And my point is, what do you mean by that? What are these other methods that will take us the rest of the way? Talking and education is what actually gets results. They're the final stages. Calling out racism is talking. Protesting is education. What else is there? violence? Revolution? That's being tried in many places in the world right now. And has been tried many times before. It doesn't ever lead anywhere good for anybody.
I know very well what happened to Emmett Till and what his mother did. I even wrote about it recently. That was education too! Emmett Till's mother inspired Rosa Parks. Rosa Parks (and Mamie Till, obviously) inspired a new wave of attention for the civil rights movement. And that led to...you guessed it...more and better conversation. Obviously I'm not saying that all speech needs to take place politely in a quiet room over coffee and cakes.
And yes, people always hold social capital over, at least the vast majority of, their critics. That's not news. It's why they're well known enough to be criticised. I'm not objecting to criticism. I'm objecting to the repeated attempts to frame hatred and hysteria as "criticism". If people were being honest and saying"
"Chappelle's special hurt my feelings because I deal with gender dysphria and don't like it when people highlight that my body doesn't match my internal identity."
I think 99.9% of people would be understanding and respectful and receptive to that. The answer might still be "okay, well I guess it's best you don't watch it then," in the same way that, for example, the best solution for somebody who doesn't want to hear jokes about slavery or hear the n-word 1000 times, might be to not watch it. But very few people, least of all me, would push back against that kind of criticism. But instead it's:
"Dave Chappelle is a transphobe and his jokes are going to lead to the deaths of trans people and anybody who liked the special wants us dead. It should be removed from Netflix and anybody who disagrees is a bigot."
This kind of "discourse" has become the default for so many people, and as I said, it undermines the entire cause for countless people who would otherwise be supportive. Most people are too smart for obvious emotional blackmail and manipulation to be an effective strategy.

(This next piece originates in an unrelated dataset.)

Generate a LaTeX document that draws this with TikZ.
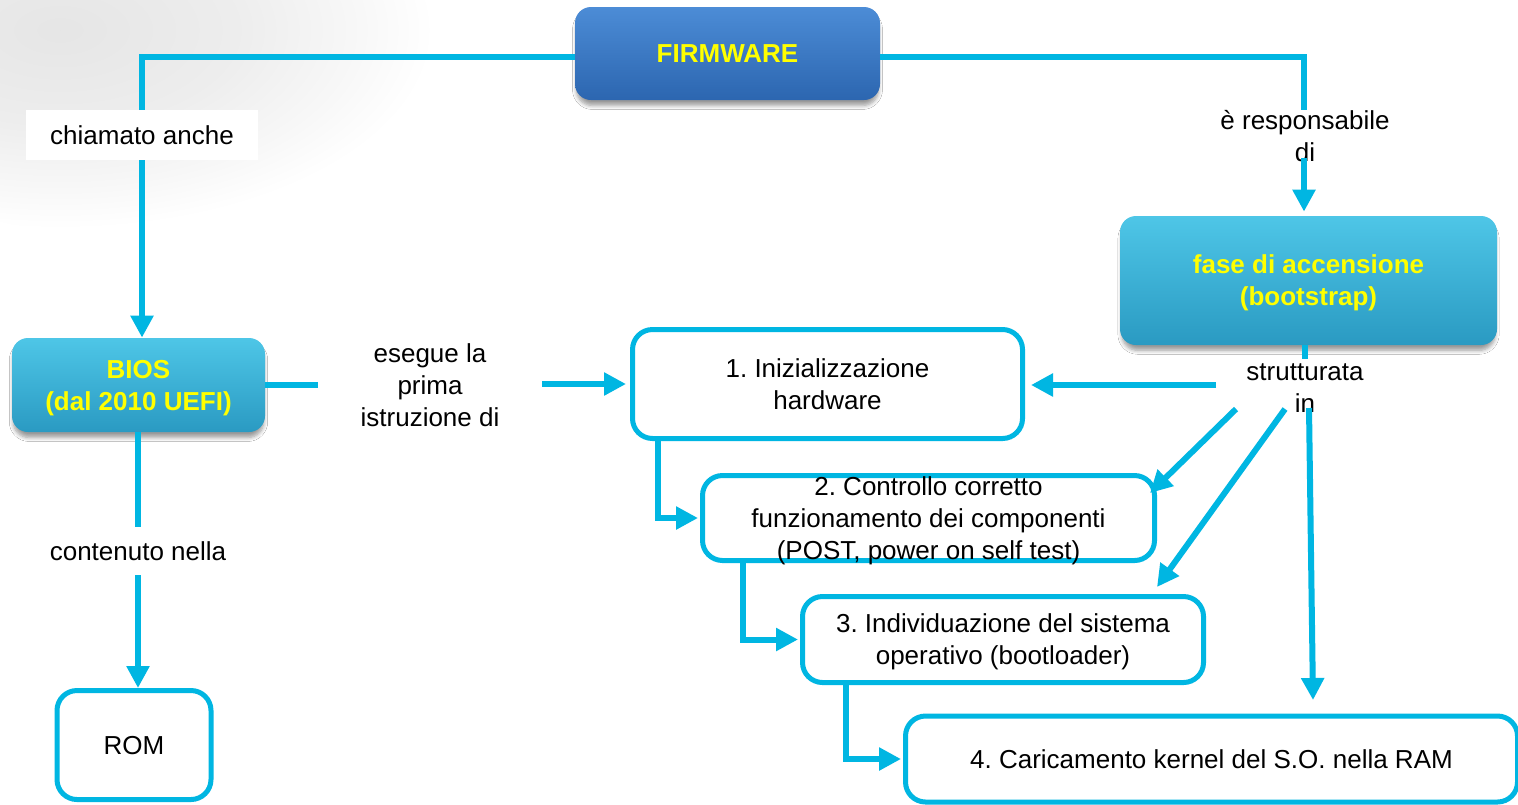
\documentclass[tikz,border=0pt]{standalone}
\usepackage{fontspec}
\setmainfont{Liberation Sans}
\usetikzlibrary{arrows.meta,shadows.blur,calc}
\frenchspacing

\definecolor{linkcyan}{RGB}{0,182,226}
\definecolor{fwtop}{RGB}{76,140,214}
\definecolor{fwbot}{RGB}{44,102,176}
\definecolor{tealtop}{RGB}{78,198,231}
\definecolor{tealbot}{RGB}{42,154,194}
\definecolor{labelyellow}{RGB}{255,255,0}

% soft grey wash that reaches pure white well inside its outline
\pgfdeclareradialshading{wash}{\pgfpoint{0bp}{0bp}}{%
  color(0bp)=(black!10); color(9bp)=(black!7); color(15bp)=(black!3);
  color(19bp)=(white); color(50bp)=(white)}

\begin{document}
\begin{tikzpicture}[x=0.5pt,y=-0.5pt,
  every node/.style={font=\fontsize{13}{16}\selectfont, align=center},
  fancybox/.style={rounded corners=8pt, draw=none, inner sep=0pt, text depth=0pt,
    text=labelyellow, font=\fontsize{13}{16}\selectfont\bfseries,
    blur shadow={shadow xshift=0pt, shadow yshift=-3pt, shadow scale=0.99,
      shadow blur radius=2pt, shadow blur steps=6, shadow opacity=40}},
  fwbox/.style={fancybox, top color=fwtop, bottom color=fwbot},
  tealbox/.style={fancybox, top color=tealtop, bottom color=tealbot},
  stepbox/.style={draw=linkcyan, line width=2.5pt, rounded corners=10pt,
    fill=white, inner sep=0pt, text depth=0pt},
  tag/.style={inner sep=0pt},
  link/.style={draw=linkcyan, line width=3pt},
  arrowlink/.style={link, -{Triangle[length=11pt,width=11pt]}}]

\useasboundingbox (0,0) rectangle (1518,804);
\fill[white] (0,0) rectangle (1518,804);

% faint grey wash in the upper left corner
\begin{scope}
  \clip (0,0) rectangle (700,300);
  \shade[shading=wash, rotate around={-15:(60,30)}]
    (60,30) ellipse (480 and 200);
\end{scope}

% coloured headings
\node[fwbox, minimum width=152.5pt, minimum height=46.5pt] (fw) at (727.5,53.5) {FIRMWARE};
\node[tealbox, minimum width=126.5pt, minimum height=47pt] (bios) at (138.5,385)
  {BIOS\\(dal 2010 UEFI)};
\node[tealbox, minimum width=188.5pt, minimum height=64.5pt] (fase) at (1308.5,280.5)
  {fase di accensione\\(bootstrap)};

% boot steps
\node[stepbox, minimum width=195pt, minimum height=54.5pt] (box1) at (827.5,384)
  {1. Inizializzazione\\hardware};
\node[stepbox, minimum width=226pt, minimum height=42.5pt, inner ysep=0pt] (box2) at (928.5,518)
  {2. Controllo corretto\\funzionamento dei componenti\\(POST, power on self test)};
\node[stepbox, minimum width=200.5pt, minimum height=43pt] (box3) at (1003,639.5)
  {3. Individuazione del sistema\\operativo (bootloader)};
\node[stepbox, minimum width=306pt, minimum height=43pt] (box4) at (1211.5,759)
  {4. Caricamento kernel del S.O. nella RAM};
\node[stepbox, minimum width=77pt, minimum height=54.5pt] (rom) at (134,745)
  {ROM};

% link labels
\node[tag, fill=white, inner xsep=12pt, minimum height=25pt] (chiamato) at (142,135)
  {chiamato anche};
\node[tag, minimum width=112pt] (esegue) at (430,385)
  {esegue la\\prima\\istruzione di};
\node[tag, fill=white, inner xsep=8pt, minimum height=24pt] (contenuto) at (138,551)
  {contenuto nella};
\node[tag] (resp) at (1305,136) {è responsabile\\di};
\node[tag, fill=white, inner ysep=2pt] (strutt) at (1305,388) {strutturata\\in};

% free ends of the connectors around the labels
\coordinate (fwL) at ($(fw.west)+(0,3)$);
\coordinate (fwR) at ($(fw.east)+(0,3)$);
\coordinate (respTop) at (1304,110);
\coordinate (respBot) at (1304,158);
\coordinate (strL) at (1216,385);
\coordinate (strD1) at (1236,409);
\coordinate (strD2) at (1285,409);
\coordinate (strV) at (1309,408);
\coordinate (tipD1) at (1150,493);
\coordinate (tipD2) at (1157,587);
\coordinate (tipV) at (1313,700);

% firmware branches
\draw[link] (fwL) -- (fwL -| chiamato) -- (chiamato.north);
\draw[arrowlink] (chiamato.south) -- (chiamato.south |- bios.north);
\draw[link] (fwR) -- (fwR -| respTop) -- (respTop);
\draw[arrowlink, shorten >=2pt] (respBot) -- (respBot |- fase.north);

% bios branches
\draw[link] (bios.east) -- (bios.east -| esegue.west);
\draw[arrowlink, shorten >=2pt] (esegue.east |- box1.west) -- (box1.west);
\draw[link] (bios.south -| contenuto.north) -- (contenuto.north);
\draw[arrowlink] (contenuto.south) -- (contenuto.south |- rom.north);

% bootstrap phase split into the steps
\draw[link] (fase.south -| strutt.north) -- (strutt.north);
\draw[arrowlink, shorten >=3pt] (strL) -- (strL -| box1.east);
\draw[arrowlink] (strD1) -- (tipD1);
\draw[arrowlink] (strD2) -- (tipD2);
\draw[arrowlink] (strV) -- (tipV);

% step-to-step elbows
\draw[arrowlink, shorten >=1pt] ($(box1.south west)+(28,0)$) |- (box2.west);
\draw[arrowlink, shorten >=1pt] ($(box2.south west)+(43,0)$) |- (box3.west);
\draw[arrowlink, shorten >=1pt] ($(box3.south west)+(46,0)$) |- (box4.west);
\end{tikzpicture}
\end{document}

And the "kill the gays" quote, going purely off what you've written here (as I said, Im not familiar), is a perfect example of the limits of the binary thinking so often seen in modern discourse. The quote you've wriitten here does sound empathetic. I don't care if it was written by Pol Pot or Katy Perry or the Dalai Lama. We have to get past the idea that if we disagre with somebody on certain issues, everything else they ever said becomes evil and wrong.
If the person who said this has been waging a war against the LGBT community then I disagree in the strongest possible terms with his actions. But I still agree with that particular quote. Both of these things can be true simultaneously. The words are true. Even if he said them disingenuously or as cover for his evil bullshit elsewhere. Similarly, if you take issue with the people excusing the murder of trans people, that's great. I do too! But then talk about that. Don't try and loop in a comedy special just because both of them relate to trans people.
You're absolutely right. A vocal minority does not equal a vocal majority. But when the "vocal" majority is not only not vocal, but completely silent about the mistakes that minority is making, you can't be surprised if the people looking in from the outside struggle to tell them apart. That's not disingenuous. It's a failure of the community to speak clearly and honestly.